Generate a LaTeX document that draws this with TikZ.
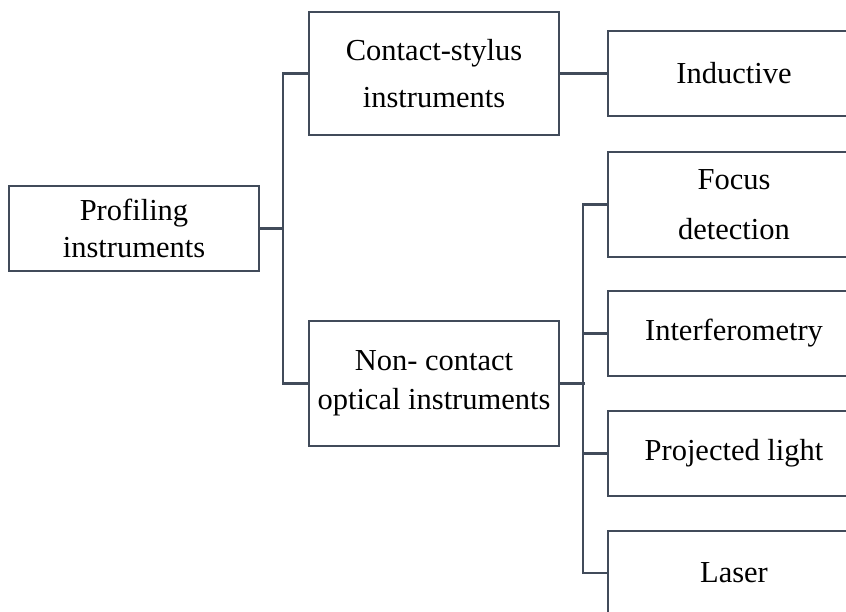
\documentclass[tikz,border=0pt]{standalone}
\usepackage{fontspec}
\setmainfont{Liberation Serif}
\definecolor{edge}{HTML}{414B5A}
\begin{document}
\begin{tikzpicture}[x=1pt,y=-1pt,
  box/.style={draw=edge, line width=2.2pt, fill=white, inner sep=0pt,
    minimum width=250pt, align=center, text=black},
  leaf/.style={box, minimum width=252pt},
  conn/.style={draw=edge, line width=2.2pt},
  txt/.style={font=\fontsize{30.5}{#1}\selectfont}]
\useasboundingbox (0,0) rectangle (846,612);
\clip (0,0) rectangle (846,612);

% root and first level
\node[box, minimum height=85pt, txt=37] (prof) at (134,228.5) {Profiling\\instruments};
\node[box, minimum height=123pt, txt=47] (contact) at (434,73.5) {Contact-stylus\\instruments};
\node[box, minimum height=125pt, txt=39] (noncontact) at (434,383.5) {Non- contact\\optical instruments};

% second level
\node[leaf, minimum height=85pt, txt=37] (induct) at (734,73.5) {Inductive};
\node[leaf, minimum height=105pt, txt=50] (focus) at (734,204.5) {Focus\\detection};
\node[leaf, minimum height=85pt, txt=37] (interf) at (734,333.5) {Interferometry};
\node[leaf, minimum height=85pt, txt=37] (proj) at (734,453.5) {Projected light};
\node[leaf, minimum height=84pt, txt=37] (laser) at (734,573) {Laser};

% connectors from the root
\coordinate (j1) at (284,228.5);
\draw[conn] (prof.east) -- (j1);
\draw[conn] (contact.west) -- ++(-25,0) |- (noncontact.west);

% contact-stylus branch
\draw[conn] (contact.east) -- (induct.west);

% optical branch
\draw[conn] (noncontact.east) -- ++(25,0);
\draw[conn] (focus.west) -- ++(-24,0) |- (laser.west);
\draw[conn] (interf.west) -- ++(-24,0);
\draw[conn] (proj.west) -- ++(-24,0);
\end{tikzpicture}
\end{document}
******
[Objective] Word for word, quote the full listing, omitting every picture.

[The result]
Generate a LaTeX document that draws this with TikZ.
\documentclass[tikz,border=0pt]{standalone}
\usepackage{fontspec}
\setmainfont{Liberation Serif}
\definecolor{edge}{HTML}{414B5A}
\begin{document}
\begin{tikzpicture}[x=1pt,y=-1pt,
  box/.style={draw=edge, line width=2.2pt, fill=white, inner sep=0pt,
    minimum width=250pt, align=center, text=black},
  leaf/.style={box, minimum width=252pt},
  conn/.style={draw=edge, line width=2.2pt},
  txt/.style={font=\fontsize{30.5}{#1}\selectfont}]
\useasboundingbox (0,0) rectangle (846,612);
\clip (0,0) rectangle (846,612);

% root and first level
\node[box, minimum height=85pt, txt=37] (prof) at (134,228.5) {Profiling\\instruments};
\node[box, minimum height=123pt, txt=47] (contact) at (434,73.5) {Contact-stylus\\instruments};
\node[box, minimum height=125pt, txt=39] (noncontact) at (434,383.5) {Non- contact\\optical instruments};

% second level
\node[leaf, minimum height=85pt, txt=37] (induct) at (734,73.5) {Inductive};
\node[leaf, minimum height=105pt, txt=50] (focus) at (734,204.5) {Focus\\detection};
\node[leaf, minimum height=85pt, txt=37] (interf) at (734,333.5) {Interferometry};
\node[leaf, minimum height=85pt, txt=37] (proj) at (734,453.5) {Projected light};
\node[leaf, minimum height=84pt, txt=37] (laser) at (734,573) {Laser};

% connectors from the root
\coordinate (j1) at (284,228.5);
\draw[conn] (prof.east) -- (j1);
\draw[conn] (contact.west) -- ++(-25,0) |- (noncontact.west);

% contact-stylus branch
\draw[conn] (contact.east) -- (induct.west);

% optical branch
\draw[conn] (noncontact.east) -- ++(25,0);
\draw[conn] (focus.west) -- ++(-24,0) |- (laser.west);
\draw[conn] (interf.west) -- ++(-24,0);
\draw[conn] (proj.west) -- ++(-24,0);
\end{tikzpicture}
\end{document}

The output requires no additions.